◆ **Provided material**
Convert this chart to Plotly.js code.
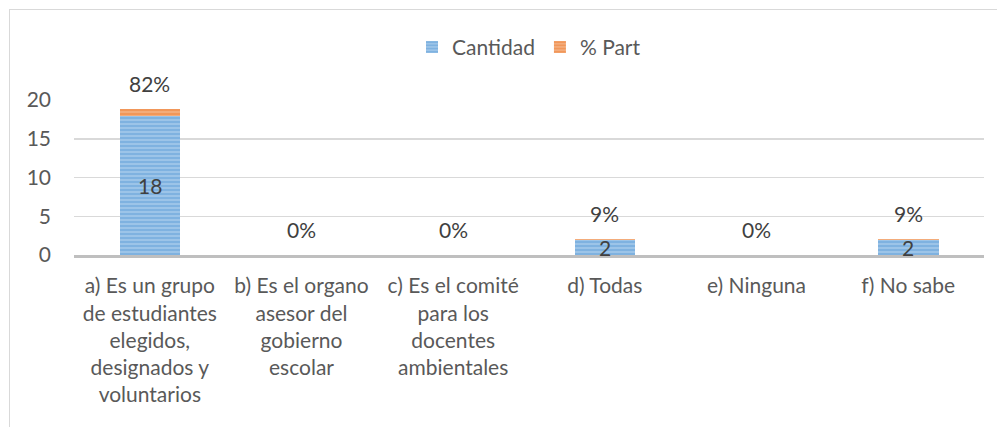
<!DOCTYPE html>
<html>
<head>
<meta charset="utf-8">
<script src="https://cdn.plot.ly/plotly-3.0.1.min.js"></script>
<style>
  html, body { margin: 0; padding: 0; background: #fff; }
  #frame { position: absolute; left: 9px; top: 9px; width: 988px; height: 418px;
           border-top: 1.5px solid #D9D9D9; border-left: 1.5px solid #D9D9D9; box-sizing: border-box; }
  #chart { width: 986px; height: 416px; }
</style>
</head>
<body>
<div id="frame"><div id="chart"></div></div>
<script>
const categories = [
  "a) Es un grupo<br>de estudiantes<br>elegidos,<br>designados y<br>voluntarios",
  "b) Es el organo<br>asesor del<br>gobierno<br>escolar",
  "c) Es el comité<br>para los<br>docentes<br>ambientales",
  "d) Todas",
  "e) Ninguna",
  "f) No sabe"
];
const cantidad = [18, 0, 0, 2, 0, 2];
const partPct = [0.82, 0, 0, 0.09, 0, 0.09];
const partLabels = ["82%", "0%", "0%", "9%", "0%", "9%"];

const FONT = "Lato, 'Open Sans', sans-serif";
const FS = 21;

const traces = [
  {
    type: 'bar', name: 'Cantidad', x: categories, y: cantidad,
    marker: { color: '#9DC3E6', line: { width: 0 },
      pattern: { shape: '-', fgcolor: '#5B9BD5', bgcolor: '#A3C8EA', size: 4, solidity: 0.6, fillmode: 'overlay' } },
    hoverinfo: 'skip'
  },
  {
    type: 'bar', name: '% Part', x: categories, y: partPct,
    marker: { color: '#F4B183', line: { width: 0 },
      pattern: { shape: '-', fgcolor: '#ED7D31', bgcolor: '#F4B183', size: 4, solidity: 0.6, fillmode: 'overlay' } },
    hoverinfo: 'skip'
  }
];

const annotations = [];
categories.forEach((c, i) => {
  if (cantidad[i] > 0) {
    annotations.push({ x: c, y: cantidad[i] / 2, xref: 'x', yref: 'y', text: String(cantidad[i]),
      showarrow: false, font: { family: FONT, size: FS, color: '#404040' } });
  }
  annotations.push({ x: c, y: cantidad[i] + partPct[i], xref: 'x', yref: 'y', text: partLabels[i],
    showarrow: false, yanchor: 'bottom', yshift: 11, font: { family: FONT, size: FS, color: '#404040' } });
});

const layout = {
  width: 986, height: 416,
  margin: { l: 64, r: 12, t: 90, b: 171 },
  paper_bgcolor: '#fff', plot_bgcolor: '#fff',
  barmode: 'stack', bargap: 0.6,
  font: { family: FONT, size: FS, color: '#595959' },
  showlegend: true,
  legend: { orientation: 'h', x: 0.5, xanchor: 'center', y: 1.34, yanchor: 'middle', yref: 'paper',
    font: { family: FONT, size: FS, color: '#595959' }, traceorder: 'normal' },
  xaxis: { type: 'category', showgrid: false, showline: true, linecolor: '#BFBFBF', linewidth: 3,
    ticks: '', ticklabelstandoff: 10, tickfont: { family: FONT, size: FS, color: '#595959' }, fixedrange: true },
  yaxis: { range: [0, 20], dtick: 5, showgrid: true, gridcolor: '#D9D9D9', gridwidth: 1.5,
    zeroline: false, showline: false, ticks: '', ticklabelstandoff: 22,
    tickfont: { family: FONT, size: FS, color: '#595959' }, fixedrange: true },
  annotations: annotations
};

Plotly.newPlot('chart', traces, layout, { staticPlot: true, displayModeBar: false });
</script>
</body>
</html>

◆ **Task goal**
Return the listing above unchanged, apart from dropping its pictures.

◆ **The response**
Convert this chart to Plotly.js code.
<!DOCTYPE html>
<html>
<head>
<meta charset="utf-8">
<script src="https://cdn.plot.ly/plotly-3.0.1.min.js"></script>
<style>
  html, body { margin: 0; padding: 0; background: #fff; }
  #frame { position: absolute; left: 9px; top: 9px; width: 988px; height: 418px;
           border-top: 1.5px solid #D9D9D9; border-left: 1.5px solid #D9D9D9; box-sizing: border-box; }
  #chart { width: 986px; height: 416px; }
</style>
</head>
<body>
<div id="frame"><div id="chart"></div></div>
<script>
const categories = [
  "a) Es un grupo<br>de estudiantes<br>elegidos,<br>designados y<br>voluntarios",
  "b) Es el organo<br>asesor del<br>gobierno<br>escolar",
  "c) Es el comité<br>para los<br>docentes<br>ambientales",
  "d) Todas",
  "e) Ninguna",
  "f) No sabe"
];
const cantidad = [18, 0, 0, 2, 0, 2];
const partPct = [0.82, 0, 0, 0.09, 0, 0.09];
const partLabels = ["82%", "0%", "0%", "9%", "0%", "9%"];

const FONT = "Lato, 'Open Sans', sans-serif";
const FS = 21;

const traces = [
  {
    type: 'bar', name: 'Cantidad', x: categories, y: cantidad,
    marker: { color: '#9DC3E6', line: { width: 0 },
      pattern: { shape: '-', fgcolor: '#5B9BD5', bgcolor: '#A3C8EA', size: 4, solidity: 0.6, fillmode: 'overlay' } },
    hoverinfo: 'skip'
  },
  {
    type: 'bar', name: '% Part', x: categories, y: partPct,
    marker: { color: '#F4B183', line: { width: 0 },
      pattern: { shape: '-', fgcolor: '#ED7D31', bgcolor: '#F4B183', size: 4, solidity: 0.6, fillmode: 'overlay' } },
    hoverinfo: 'skip'
  }
];

const annotations = [];
categories.forEach((c, i) => {
  if (cantidad[i] > 0) {
    annotations.push({ x: c, y: cantidad[i] / 2, xref: 'x', yref: 'y', text: String(cantidad[i]),
      showarrow: false, font: { family: FONT, size: FS, color: '#404040' } });
  }
  annotations.push({ x: c, y: cantidad[i] + partPct[i], xref: 'x', yref: 'y', text: partLabels[i],
    showarrow: false, yanchor: 'bottom', yshift: 11, font: { family: FONT, size: FS, color: '#404040' } });
});

const layout = {
  width: 986, height: 416,
  margin: { l: 64, r: 12, t: 90, b: 171 },
  paper_bgcolor: '#fff', plot_bgcolor: '#fff',
  barmode: 'stack', bargap: 0.6,
  font: { family: FONT, size: FS, color: '#595959' },
  showlegend: true,
  legend: { orientation: 'h', x: 0.5, xanchor: 'center', y: 1.34, yanchor: 'middle', yref: 'paper',
    font: { family: FONT, size: FS, color: '#595959' }, traceorder: 'normal' },
  xaxis: { type: 'category', showgrid: false, showline: true, linecolor: '#BFBFBF', linewidth: 3,
    ticks: '', ticklabelstandoff: 10, tickfont: { family: FONT, size: FS, color: '#595959' }, fixedrange: true },
  yaxis: { range: [0, 20], dtick: 5, showgrid: true, gridcolor: '#D9D9D9', gridwidth: 1.5,
    zeroline: false, showline: false, ticks: '', ticklabelstandoff: 22,
    tickfont: { family: FONT, size: FS, color: '#595959' }, fixedrange: true },
  annotations: annotations
};

Plotly.newPlot('chart', traces, layout, { staticPlot: true, displayModeBar: false });
</script>
</body>
</html>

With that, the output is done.